Copy exactly the lines from the beginning of the data down to and including the line holding "string; light: string;", without any pictures.

-- Dataset section --

════

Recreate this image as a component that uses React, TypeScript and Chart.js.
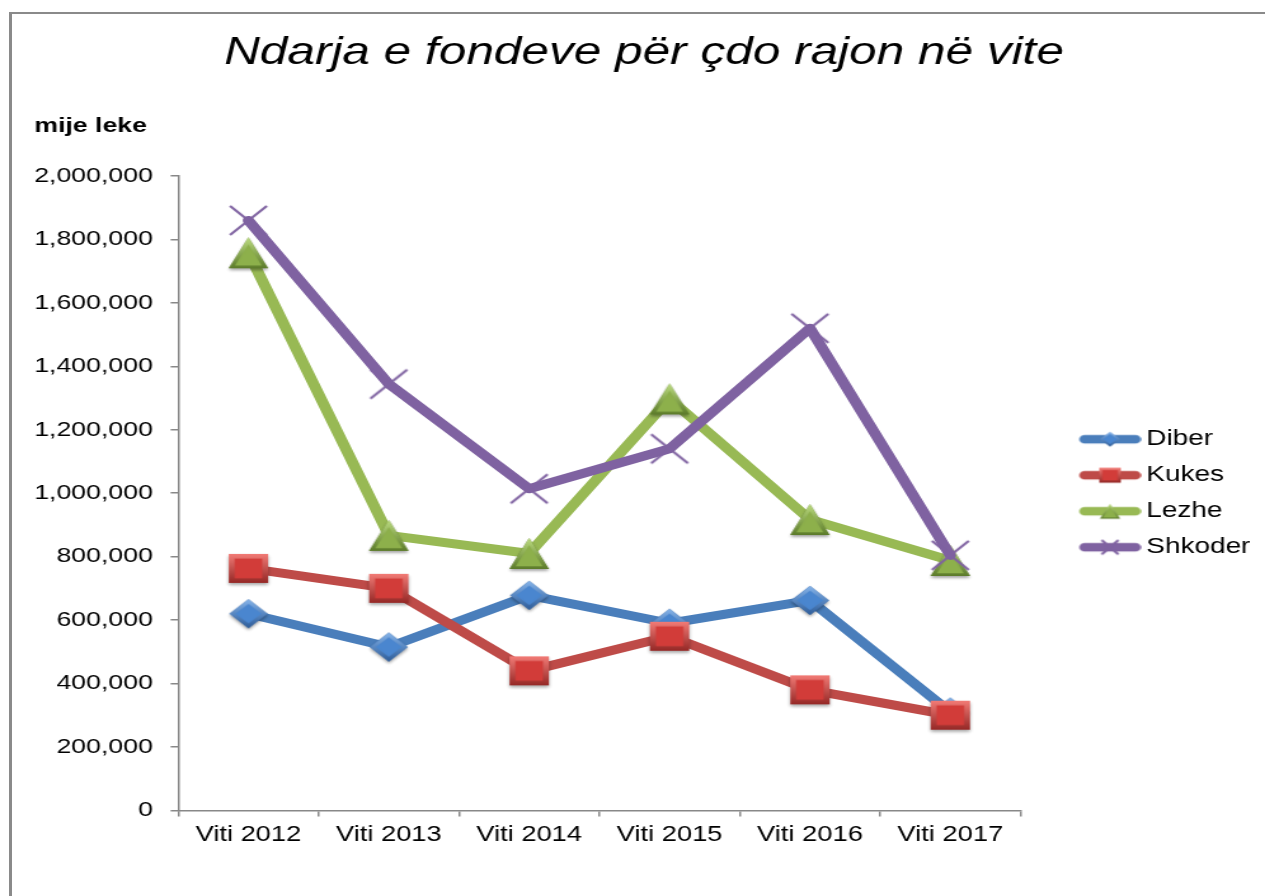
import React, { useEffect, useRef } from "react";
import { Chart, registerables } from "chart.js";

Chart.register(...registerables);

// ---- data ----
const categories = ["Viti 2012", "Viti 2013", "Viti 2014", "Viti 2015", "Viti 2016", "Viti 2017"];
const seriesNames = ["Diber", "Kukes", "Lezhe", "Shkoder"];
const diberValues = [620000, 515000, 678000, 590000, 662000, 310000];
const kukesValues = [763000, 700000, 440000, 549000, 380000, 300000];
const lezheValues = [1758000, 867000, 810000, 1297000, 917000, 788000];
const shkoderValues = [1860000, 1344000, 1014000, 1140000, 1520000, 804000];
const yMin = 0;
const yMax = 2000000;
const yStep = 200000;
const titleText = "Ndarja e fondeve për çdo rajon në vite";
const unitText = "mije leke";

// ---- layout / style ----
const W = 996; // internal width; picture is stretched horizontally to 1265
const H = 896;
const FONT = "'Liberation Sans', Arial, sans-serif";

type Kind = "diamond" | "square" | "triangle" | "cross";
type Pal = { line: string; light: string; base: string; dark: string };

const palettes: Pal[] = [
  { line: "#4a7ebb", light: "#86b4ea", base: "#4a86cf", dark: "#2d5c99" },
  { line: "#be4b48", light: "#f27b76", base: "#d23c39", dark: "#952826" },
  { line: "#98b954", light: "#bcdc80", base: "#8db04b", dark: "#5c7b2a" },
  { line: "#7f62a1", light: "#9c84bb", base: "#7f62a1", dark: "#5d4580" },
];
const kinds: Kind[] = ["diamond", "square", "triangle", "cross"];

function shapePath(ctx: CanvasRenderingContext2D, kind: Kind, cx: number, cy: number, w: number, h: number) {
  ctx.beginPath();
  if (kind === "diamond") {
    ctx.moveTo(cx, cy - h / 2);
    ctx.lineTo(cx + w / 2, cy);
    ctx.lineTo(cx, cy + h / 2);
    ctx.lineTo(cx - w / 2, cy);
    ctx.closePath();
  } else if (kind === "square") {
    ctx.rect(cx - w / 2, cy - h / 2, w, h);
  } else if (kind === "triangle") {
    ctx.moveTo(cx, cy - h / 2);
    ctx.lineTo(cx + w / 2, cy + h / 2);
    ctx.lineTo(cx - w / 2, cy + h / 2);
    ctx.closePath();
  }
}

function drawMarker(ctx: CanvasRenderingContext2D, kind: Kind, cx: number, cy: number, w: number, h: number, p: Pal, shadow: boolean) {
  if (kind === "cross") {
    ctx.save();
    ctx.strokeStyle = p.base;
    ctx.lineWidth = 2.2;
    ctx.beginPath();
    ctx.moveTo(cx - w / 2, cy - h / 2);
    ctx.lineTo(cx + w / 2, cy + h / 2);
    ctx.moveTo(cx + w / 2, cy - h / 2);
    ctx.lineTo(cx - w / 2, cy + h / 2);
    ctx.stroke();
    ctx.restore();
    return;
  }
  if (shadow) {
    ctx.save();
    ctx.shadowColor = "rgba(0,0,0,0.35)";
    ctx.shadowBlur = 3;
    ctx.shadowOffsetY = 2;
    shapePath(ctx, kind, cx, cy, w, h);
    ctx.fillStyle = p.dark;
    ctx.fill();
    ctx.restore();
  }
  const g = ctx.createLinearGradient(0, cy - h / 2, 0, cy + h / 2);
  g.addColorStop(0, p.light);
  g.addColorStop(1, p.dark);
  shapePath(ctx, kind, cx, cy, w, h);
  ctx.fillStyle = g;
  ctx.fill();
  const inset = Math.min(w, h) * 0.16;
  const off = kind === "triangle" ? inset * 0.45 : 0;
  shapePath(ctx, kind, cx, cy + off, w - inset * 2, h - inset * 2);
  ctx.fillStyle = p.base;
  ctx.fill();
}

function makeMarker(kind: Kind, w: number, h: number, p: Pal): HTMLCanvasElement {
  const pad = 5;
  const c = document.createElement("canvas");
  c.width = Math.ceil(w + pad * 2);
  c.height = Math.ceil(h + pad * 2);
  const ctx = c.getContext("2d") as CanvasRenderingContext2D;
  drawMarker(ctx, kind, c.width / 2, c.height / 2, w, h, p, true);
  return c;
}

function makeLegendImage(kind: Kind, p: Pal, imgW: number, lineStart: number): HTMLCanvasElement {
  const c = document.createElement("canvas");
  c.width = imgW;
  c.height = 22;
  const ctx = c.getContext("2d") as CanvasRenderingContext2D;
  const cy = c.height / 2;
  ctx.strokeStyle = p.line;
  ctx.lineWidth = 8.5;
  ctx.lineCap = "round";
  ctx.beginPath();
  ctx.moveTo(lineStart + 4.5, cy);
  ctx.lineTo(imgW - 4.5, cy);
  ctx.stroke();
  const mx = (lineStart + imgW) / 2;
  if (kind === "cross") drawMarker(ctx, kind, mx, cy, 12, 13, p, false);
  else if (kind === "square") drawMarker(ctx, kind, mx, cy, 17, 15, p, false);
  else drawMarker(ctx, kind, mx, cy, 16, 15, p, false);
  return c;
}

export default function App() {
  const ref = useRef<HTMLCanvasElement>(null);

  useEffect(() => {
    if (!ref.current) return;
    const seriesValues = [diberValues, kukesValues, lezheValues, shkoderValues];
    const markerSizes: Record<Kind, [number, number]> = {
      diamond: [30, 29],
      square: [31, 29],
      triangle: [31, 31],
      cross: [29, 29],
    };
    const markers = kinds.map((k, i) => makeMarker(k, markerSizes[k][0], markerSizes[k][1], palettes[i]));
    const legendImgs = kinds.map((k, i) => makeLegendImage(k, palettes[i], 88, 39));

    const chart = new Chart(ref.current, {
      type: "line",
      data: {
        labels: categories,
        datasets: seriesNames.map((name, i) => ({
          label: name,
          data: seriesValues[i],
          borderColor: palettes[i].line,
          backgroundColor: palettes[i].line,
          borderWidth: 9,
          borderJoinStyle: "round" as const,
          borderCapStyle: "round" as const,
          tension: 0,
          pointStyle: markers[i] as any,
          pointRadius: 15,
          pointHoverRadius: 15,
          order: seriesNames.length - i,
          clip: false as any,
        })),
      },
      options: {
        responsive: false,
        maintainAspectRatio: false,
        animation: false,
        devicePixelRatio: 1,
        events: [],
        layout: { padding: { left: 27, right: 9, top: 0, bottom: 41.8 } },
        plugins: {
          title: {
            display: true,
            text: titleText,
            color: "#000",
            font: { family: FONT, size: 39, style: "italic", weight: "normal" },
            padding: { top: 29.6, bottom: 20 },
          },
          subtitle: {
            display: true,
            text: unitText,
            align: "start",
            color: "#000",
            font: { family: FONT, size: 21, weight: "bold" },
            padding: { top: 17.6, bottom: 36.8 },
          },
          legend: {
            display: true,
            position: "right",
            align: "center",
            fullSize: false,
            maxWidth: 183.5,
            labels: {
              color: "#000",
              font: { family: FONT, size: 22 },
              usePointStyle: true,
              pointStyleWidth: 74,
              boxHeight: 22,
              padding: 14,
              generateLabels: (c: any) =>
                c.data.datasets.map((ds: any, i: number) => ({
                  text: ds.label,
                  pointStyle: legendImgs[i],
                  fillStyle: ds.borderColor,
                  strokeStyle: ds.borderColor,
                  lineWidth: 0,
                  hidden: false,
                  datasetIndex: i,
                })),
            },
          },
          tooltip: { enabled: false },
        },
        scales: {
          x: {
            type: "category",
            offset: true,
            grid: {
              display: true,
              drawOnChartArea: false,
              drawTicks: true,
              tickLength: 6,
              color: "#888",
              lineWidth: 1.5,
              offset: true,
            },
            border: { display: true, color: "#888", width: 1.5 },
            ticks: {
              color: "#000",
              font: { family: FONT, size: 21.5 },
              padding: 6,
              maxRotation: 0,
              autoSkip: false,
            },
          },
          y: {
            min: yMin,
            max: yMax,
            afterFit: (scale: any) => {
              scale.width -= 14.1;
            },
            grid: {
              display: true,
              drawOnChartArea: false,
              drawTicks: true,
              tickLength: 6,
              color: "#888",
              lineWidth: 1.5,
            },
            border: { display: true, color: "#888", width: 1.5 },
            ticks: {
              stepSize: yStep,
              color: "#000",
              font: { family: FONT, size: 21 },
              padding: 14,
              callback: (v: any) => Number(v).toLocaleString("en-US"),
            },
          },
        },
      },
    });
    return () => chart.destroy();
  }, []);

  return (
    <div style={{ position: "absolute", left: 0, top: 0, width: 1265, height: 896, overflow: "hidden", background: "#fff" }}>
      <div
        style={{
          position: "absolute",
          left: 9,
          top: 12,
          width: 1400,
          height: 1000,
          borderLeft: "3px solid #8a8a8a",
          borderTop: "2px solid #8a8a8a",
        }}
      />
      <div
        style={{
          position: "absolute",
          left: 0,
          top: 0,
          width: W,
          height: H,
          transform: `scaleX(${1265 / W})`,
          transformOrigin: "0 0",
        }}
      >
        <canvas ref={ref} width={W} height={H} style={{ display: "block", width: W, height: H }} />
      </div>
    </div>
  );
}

════

-- Solved problem --
Recreate this image as a component that uses React, TypeScript and Chart.js.
import React, { useEffect, useRef } from "react";
import { Chart, registerables } from "chart.js";

Chart.register(...registerables);

// ---- data ----
const categories = ["Viti 2012", "Viti 2013", "Viti 2014", "Viti 2015", "Viti 2016", "Viti 2017"];
const seriesNames = ["Diber", "Kukes", "Lezhe", "Shkoder"];
const diberValues = [620000, 515000, 678000, 590000, 662000, 310000];
const kukesValues = [763000, 700000, 440000, 549000, 380000, 300000];
const lezheValues = [1758000, 867000, 810000, 1297000, 917000, 788000];
const shkoderValues = [1860000, 1344000, 1014000, 1140000, 1520000, 804000];
const yMin = 0;
const yMax = 2000000;
const yStep = 200000;
const titleText = "Ndarja e fondeve për çdo rajon në vite";
const unitText = "mije leke";

// ---- layout / style ----
const W = 996; // internal width; picture is stretched horizontally to 1265
const H = 896;
const FONT = "'Liberation Sans', Arial, sans-serif";

type Kind = "diamond" | "square" | "triangle" | "cross";
type Pal = { line: string; light: string; base: string; dark: string };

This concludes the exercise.